Exercise requirements: Transcribe the full listing exactly, and drop every picture.

Material provided:
== == ==
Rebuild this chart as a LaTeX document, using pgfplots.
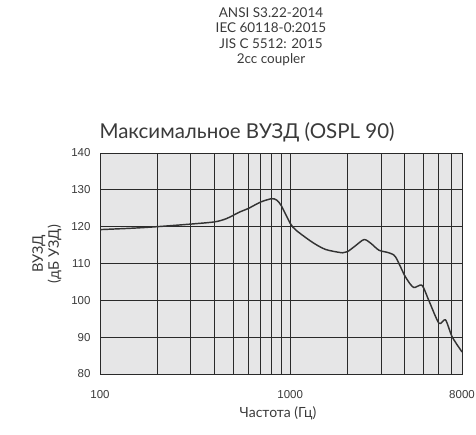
\documentclass[border=0pt]{standalone}
\usepackage{pgfplots}
\pgfplotsset{compat=1.18}
\usepackage{fontspec}
\setmainfont{Liberation Sans}
\newfontfamily\hfont{Lato}
\definecolor{bgc}{HTML}{E6E6E7}
\definecolor{gridc}{HTML}{2A2A2A}
\definecolor{curvec}{HTML}{333333}
\definecolor{txtc}{HTML}{3A3A3A}
\begin{document}
\begin{tikzpicture}
\path[use as bounding box] (0pt,0pt) rectangle (476pt,434pt);
\begin{axis}[
  at={(100pt,60pt)}, anchor=south west,
  scale only axis, width=362pt, height=221pt,
  xmode=log, xmin=100, xmax=8000, ymin=80, ymax=140,
  xtick={100,1000,8000}, xticklabels={100,1000,8000},
  minor xtick={200,300,400,500,600,700,800,900,2000,3000,4000,5000,6000,7000},
  ytick={80,90,...,140},
  grid=both,
  major grid style={gridc, line width=0.75pt},
  minor grid style={gridc, line width=0.75pt},
  axis line style={gridc, line width=0.75pt},
  major tick length=0pt, minor tick length=0pt,
  axis background/.style={fill=bgc},
  tick label style={font=\fontsize{11.5}{13}\selectfont, text=txtc},
  /pgf/number format/assume math mode=true,
  xticklabel style={yshift=-13pt},
  yticklabel style={xshift=-6pt},
  log ticks with fixed point,
]
\addplot[curvec, line width=1.45pt, smooth, tension=0.45] coordinates {
(100,119.2) (150,119.6) (200,120.0) (300,120.7) (400,121.3) (463,122.2)
(543,124.0) (600,124.9) (700,126.7) (800,127.6) (850,127.2) (900,125.6)
(1000,120.9) (1075,119.0) (1313,115.7) (1537,113.8) (1880,112.9) (2000,113.2)
(2200,114.8) (2444,116.5) (2650,115.5) (2930,113.6) (3303,112.9) (3577,111.8)
(4030,106.4) (4450,103.5) (4925,104.1) (5340,100.1) (6050,93.8) (6550,94.7)
(7100,90.1) (8000,86.0)
};
\end{axis}
\node[font=\hfont\fontsize{13.5}{15.4}\selectfont, text=txtc, align=center, anchor=north] at (271pt,430pt)
  {ANSI S3.22-2014\\IEC 60118-0:2015\\JIS C 5512: 2015\\2cc coupler};
\node[font=\hfont\fontsize{20.5}{24}\selectfont, text=txtc, anchor=base west] at (96pt,295pt) {Максимальное ВУЗД (OSPL 90)};
\node[font=\hfont\fontsize{14.5}{16}\selectfont, text=txtc, align=center, rotate=90] at (47pt,180pt) {ВУЗД\\(дБ УЗД)};
\node[font=\hfont\fontsize{14}{16}\selectfont, text=txtc] at (278pt,21pt) {Частота (Гц)};
\end{tikzpicture}
\end{document}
== == ==
Completed exercise:
Rebuild this chart as a LaTeX document, using pgfplots.
\documentclass[border=0pt]{standalone}
\usepackage{pgfplots}
\pgfplotsset{compat=1.18}
\usepackage{fontspec}
\setmainfont{Liberation Sans}
\newfontfamily\hfont{Lato}
\definecolor{bgc}{HTML}{E6E6E7}
\definecolor{gridc}{HTML}{2A2A2A}
\definecolor{curvec}{HTML}{333333}
\definecolor{txtc}{HTML}{3A3A3A}
\begin{document}
\begin{tikzpicture}
\path[use as bounding box] (0pt,0pt) rectangle (476pt,434pt);
\begin{axis}[
  at={(100pt,60pt)}, anchor=south west,
  scale only axis, width=362pt, height=221pt,
  xmode=log, xmin=100, xmax=8000, ymin=80, ymax=140,
  xtick={100,1000,8000}, xticklabels={100,1000,8000},
  minor xtick={200,300,400,500,600,700,800,900,2000,3000,4000,5000,6000,7000},
  ytick={80,90,...,140},
  grid=both,
  major grid style={gridc, line width=0.75pt},
  minor grid style={gridc, line width=0.75pt},
  axis line style={gridc, line width=0.75pt},
  major tick length=0pt, minor tick length=0pt,
  axis background/.style={fill=bgc},
  tick label style={font=\fontsize{11.5}{13}\selectfont, text=txtc},
  /pgf/number format/assume math mode=true,
  xticklabel style={yshift=-13pt},
  yticklabel style={xshift=-6pt},
  log ticks with fixed point,
]
\addplot[curvec, line width=1.45pt, smooth, tension=0.45] coordinates {
(100,119.2) (150,119.6) (200,120.0) (300,120.7) (400,121.3) (463,122.2)
(543,124.0) (600,124.9) (700,126.7) (800,127.6) (850,127.2) (900,125.6)
(1000,120.9) (1075,119.0) (1313,115.7) (1537,113.8) (1880,112.9) (2000,113.2)
(2200,114.8) (2444,116.5) (2650,115.5) (2930,113.6) (3303,112.9) (3577,111.8)
(4030,106.4) (4450,103.5) (4925,104.1) (5340,100.1) (6050,93.8) (6550,94.7)
(7100,90.1) (8000,86.0)
};
\end{axis}
\node[font=\hfont\fontsize{13.5}{15.4}\selectfont, text=txtc, align=center, anchor=north] at (271pt,430pt)
  {ANSI S3.22-2014\\IEC 60118-0:2015\\JIS C 5512: 2015\\2cc coupler};
\node[font=\hfont\fontsize{20.5}{24}\selectfont, text=txtc, anchor=base west] at (96pt,295pt) {Максимальное ВУЗД (OSPL 90)};
\node[font=\hfont\fontsize{14.5}{16}\selectfont, text=txtc, align=center, rotate=90] at (47pt,180pt) {ВУЗД\\(дБ УЗД)};
\node[font=\hfont\fontsize{14}{16}\selectfont, text=txtc] at (278pt,21pt) {Частота (Гц)};
\end{tikzpicture}
\end{document}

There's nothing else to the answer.